▶ [Data records]
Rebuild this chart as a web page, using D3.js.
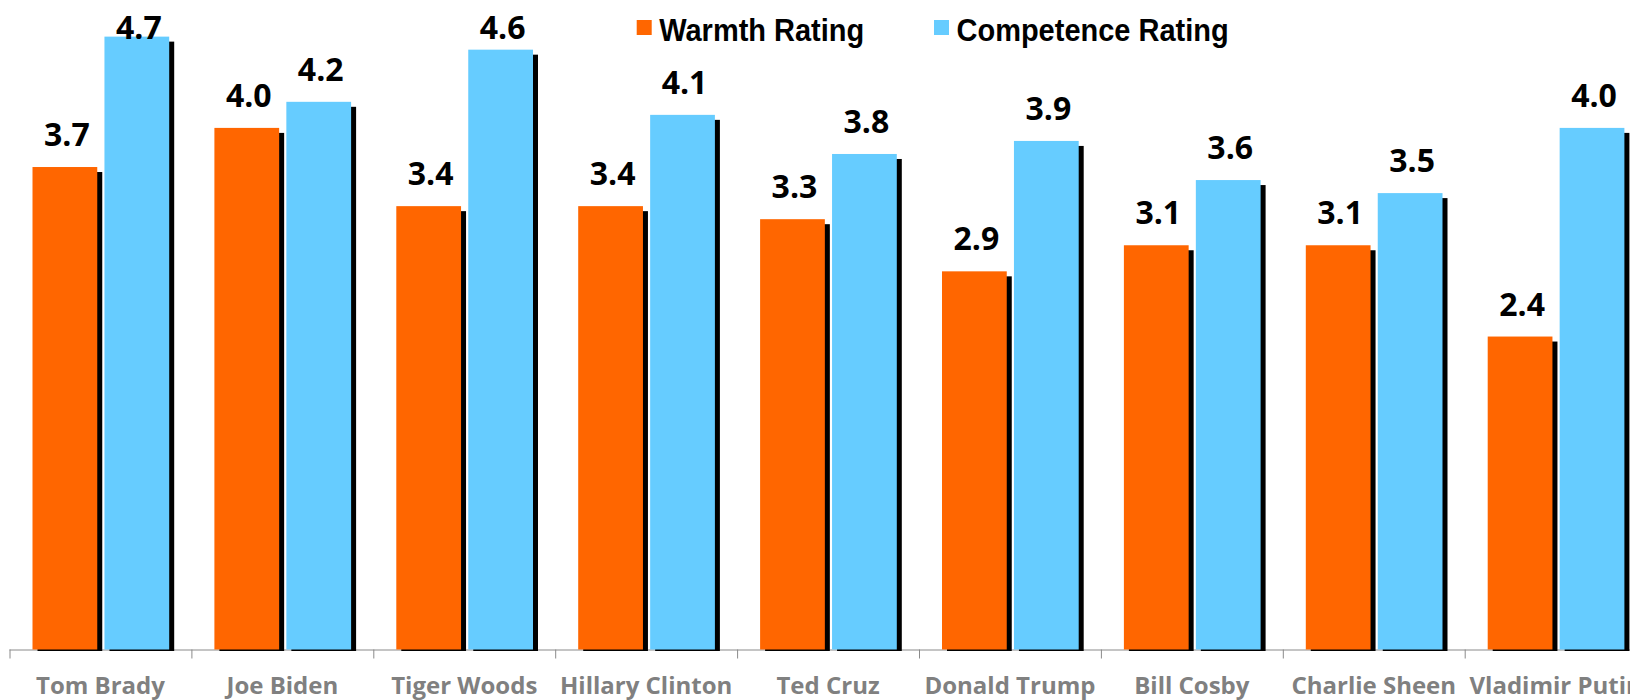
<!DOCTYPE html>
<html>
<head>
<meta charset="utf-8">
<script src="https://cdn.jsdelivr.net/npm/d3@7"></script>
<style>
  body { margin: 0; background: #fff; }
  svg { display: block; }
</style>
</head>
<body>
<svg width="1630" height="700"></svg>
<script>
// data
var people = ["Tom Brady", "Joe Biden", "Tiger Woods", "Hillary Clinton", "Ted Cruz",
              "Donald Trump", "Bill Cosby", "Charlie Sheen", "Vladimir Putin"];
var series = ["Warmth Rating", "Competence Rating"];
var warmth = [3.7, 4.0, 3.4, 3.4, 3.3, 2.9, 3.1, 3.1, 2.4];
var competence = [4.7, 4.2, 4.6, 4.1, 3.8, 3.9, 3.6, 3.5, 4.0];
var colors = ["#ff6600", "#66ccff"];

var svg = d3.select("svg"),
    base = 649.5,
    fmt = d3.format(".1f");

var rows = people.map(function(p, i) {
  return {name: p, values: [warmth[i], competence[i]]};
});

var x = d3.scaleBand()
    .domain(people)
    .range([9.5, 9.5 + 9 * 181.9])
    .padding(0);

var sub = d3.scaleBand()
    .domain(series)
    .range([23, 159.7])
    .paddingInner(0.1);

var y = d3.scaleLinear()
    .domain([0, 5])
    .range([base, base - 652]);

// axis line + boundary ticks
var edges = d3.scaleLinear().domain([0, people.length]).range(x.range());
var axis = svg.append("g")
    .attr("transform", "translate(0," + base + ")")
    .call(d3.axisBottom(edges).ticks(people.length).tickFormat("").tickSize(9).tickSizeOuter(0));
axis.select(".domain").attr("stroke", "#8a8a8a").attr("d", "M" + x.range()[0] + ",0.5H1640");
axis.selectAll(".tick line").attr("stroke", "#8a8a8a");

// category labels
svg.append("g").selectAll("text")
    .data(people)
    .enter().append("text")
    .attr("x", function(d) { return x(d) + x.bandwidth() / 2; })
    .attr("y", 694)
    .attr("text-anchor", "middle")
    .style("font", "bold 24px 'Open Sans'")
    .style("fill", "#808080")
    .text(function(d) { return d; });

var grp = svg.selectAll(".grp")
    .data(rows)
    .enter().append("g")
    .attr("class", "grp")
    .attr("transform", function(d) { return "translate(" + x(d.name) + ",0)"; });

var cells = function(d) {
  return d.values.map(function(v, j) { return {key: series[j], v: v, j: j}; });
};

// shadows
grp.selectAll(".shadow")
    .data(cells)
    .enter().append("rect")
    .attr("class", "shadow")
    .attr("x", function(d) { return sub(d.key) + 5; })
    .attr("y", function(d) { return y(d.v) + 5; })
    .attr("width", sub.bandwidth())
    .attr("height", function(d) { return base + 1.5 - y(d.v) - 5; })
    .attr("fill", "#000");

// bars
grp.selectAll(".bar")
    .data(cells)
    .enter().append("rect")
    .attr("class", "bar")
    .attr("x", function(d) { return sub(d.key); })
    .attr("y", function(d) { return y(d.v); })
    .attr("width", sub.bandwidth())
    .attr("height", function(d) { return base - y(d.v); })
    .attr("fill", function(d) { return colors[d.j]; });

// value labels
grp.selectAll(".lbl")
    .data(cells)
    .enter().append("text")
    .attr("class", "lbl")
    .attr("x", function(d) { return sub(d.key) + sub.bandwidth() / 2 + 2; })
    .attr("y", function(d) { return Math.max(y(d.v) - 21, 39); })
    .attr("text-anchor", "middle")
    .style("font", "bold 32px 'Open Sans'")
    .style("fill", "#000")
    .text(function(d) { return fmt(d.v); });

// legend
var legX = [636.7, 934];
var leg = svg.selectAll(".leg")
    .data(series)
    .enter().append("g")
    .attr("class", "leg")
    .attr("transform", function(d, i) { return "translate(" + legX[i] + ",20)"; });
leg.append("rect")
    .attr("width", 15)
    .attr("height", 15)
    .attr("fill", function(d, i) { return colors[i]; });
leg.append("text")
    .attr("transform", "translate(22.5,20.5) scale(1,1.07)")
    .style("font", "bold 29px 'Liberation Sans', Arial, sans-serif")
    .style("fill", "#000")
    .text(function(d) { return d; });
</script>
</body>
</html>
---
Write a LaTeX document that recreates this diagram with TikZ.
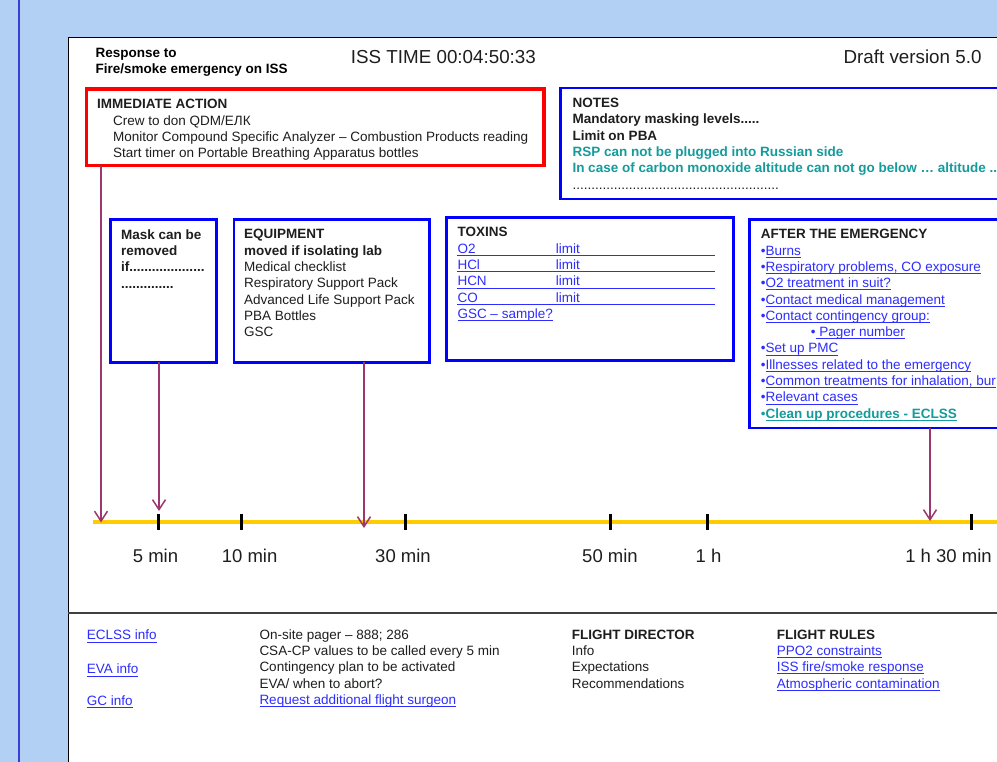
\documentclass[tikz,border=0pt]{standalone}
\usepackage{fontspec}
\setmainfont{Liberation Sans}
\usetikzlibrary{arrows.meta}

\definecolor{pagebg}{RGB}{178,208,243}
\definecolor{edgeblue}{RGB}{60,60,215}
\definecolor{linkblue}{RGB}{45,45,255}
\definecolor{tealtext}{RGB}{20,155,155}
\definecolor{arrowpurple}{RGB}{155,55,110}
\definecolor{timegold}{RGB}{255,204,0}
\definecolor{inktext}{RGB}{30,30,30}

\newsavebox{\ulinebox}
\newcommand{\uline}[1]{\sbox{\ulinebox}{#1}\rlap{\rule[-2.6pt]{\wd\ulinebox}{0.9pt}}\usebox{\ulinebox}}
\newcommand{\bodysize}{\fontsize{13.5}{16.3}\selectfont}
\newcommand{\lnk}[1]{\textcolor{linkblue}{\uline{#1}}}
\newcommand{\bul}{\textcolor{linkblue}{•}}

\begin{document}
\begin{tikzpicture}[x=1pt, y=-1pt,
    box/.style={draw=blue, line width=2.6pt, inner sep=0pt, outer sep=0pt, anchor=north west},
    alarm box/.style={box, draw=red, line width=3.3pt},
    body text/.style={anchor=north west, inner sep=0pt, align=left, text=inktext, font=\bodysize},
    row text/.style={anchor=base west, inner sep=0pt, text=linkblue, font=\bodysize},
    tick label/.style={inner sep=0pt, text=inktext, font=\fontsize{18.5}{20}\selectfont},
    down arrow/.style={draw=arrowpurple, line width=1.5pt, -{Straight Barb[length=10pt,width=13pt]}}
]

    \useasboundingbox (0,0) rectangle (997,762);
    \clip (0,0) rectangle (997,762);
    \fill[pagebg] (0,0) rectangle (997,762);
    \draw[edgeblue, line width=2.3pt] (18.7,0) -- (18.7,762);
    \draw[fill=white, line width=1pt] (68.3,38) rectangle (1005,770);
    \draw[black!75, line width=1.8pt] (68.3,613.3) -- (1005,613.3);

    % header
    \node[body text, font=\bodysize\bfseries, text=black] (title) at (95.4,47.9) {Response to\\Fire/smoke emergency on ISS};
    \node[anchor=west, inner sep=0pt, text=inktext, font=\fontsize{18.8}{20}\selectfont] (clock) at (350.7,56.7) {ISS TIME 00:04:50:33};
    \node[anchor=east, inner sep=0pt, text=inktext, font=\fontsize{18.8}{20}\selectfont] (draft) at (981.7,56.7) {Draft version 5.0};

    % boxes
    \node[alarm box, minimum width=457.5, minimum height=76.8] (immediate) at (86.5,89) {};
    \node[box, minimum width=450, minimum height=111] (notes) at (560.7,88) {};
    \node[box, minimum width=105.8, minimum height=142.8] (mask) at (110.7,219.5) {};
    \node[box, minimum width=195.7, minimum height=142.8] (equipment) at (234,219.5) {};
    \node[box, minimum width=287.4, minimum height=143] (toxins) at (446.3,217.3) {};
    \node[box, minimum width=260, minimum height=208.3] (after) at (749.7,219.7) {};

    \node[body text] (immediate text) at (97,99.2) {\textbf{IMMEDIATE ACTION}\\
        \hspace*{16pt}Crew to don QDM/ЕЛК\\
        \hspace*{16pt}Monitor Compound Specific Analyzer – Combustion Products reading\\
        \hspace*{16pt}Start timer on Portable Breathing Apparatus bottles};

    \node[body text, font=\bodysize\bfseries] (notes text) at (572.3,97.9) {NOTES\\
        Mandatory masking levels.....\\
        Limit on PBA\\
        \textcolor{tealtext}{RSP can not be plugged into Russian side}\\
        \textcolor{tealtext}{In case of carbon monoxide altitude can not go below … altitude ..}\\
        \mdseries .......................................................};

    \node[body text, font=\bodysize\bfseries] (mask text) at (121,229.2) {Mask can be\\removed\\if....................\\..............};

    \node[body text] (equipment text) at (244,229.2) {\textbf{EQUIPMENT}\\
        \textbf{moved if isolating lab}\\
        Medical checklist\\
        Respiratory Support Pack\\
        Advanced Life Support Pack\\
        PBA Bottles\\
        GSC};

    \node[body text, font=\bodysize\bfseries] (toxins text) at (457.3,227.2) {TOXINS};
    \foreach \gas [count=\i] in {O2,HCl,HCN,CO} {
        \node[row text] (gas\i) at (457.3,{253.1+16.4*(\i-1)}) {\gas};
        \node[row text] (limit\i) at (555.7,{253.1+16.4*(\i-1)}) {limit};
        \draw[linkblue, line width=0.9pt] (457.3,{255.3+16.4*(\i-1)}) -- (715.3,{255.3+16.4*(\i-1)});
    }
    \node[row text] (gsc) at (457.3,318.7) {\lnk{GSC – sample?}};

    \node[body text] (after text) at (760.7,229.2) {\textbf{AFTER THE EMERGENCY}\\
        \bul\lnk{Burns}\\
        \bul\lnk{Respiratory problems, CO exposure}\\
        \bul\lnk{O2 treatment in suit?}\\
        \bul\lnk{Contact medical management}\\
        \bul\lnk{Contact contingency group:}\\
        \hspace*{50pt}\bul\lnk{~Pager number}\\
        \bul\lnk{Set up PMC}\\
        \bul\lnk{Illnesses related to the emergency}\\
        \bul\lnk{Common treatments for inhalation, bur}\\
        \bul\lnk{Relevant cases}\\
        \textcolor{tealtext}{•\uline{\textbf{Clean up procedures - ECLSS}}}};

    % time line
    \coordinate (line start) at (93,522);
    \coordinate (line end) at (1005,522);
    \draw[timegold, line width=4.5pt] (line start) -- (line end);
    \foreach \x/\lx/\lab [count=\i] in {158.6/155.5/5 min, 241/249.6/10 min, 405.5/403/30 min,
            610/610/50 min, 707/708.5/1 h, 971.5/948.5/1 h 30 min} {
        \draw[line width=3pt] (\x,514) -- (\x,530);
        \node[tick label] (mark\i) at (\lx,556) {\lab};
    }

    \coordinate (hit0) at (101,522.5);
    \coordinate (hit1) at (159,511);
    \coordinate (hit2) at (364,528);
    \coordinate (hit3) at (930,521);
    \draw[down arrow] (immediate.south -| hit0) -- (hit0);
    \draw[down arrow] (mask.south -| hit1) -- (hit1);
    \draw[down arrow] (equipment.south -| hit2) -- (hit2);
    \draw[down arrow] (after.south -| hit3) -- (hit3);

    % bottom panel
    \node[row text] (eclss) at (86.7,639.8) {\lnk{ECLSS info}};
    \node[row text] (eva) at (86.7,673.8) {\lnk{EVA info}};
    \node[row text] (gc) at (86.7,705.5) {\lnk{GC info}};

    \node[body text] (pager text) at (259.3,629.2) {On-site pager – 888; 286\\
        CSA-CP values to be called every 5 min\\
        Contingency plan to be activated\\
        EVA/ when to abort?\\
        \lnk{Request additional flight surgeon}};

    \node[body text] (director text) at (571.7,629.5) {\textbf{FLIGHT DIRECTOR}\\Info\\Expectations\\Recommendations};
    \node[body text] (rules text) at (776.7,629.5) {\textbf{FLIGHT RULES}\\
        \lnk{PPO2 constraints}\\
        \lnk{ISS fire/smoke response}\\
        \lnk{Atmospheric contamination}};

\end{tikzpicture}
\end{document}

▶ [Exercise requirements]
Look above for the line containing "Write a LaTeX", then write out every line from there down to the line containing "(68.3,613.3) -- (1005,613.3);", that line included, with no pictures.

▶ [Expected answer]
Write a LaTeX document that recreates this diagram with TikZ.
\documentclass[tikz,border=0pt]{standalone}
\usepackage{fontspec}
\setmainfont{Liberation Sans}
\usetikzlibrary{arrows.meta}

\definecolor{pagebg}{RGB}{178,208,243}
\definecolor{edgeblue}{RGB}{60,60,215}
\definecolor{linkblue}{RGB}{45,45,255}
\definecolor{tealtext}{RGB}{20,155,155}
\definecolor{arrowpurple}{RGB}{155,55,110}
\definecolor{timegold}{RGB}{255,204,0}
\definecolor{inktext}{RGB}{30,30,30}

\newsavebox{\ulinebox}
\newcommand{\uline}[1]{\sbox{\ulinebox}{#1}\rlap{\rule[-2.6pt]{\wd\ulinebox}{0.9pt}}\usebox{\ulinebox}}
\newcommand{\bodysize}{\fontsize{13.5}{16.3}\selectfont}
\newcommand{\lnk}[1]{\textcolor{linkblue}{\uline{#1}}}
\newcommand{\bul}{\textcolor{linkblue}{•}}

\begin{document}
\begin{tikzpicture}[x=1pt, y=-1pt,
    box/.style={draw=blue, line width=2.6pt, inner sep=0pt, outer sep=0pt, anchor=north west},
    alarm box/.style={box, draw=red, line width=3.3pt},
    body text/.style={anchor=north west, inner sep=0pt, align=left, text=inktext, font=\bodysize},
    row text/.style={anchor=base west, inner sep=0pt, text=linkblue, font=\bodysize},
    tick label/.style={inner sep=0pt, text=inktext, font=\fontsize{18.5}{20}\selectfont},
    down arrow/.style={draw=arrowpurple, line width=1.5pt, -{Straight Barb[length=10pt,width=13pt]}}
]

    \useasboundingbox (0,0) rectangle (997,762);
    \clip (0,0) rectangle (997,762);
    \fill[pagebg] (0,0) rectangle (997,762);
    \draw[edgeblue, line width=2.3pt] (18.7,0) -- (18.7,762);
    \draw[fill=white, line width=1pt] (68.3,38) rectangle (1005,770);
    \draw[black!75, line width=1.8pt] (68.3,613.3) -- (1005,613.3);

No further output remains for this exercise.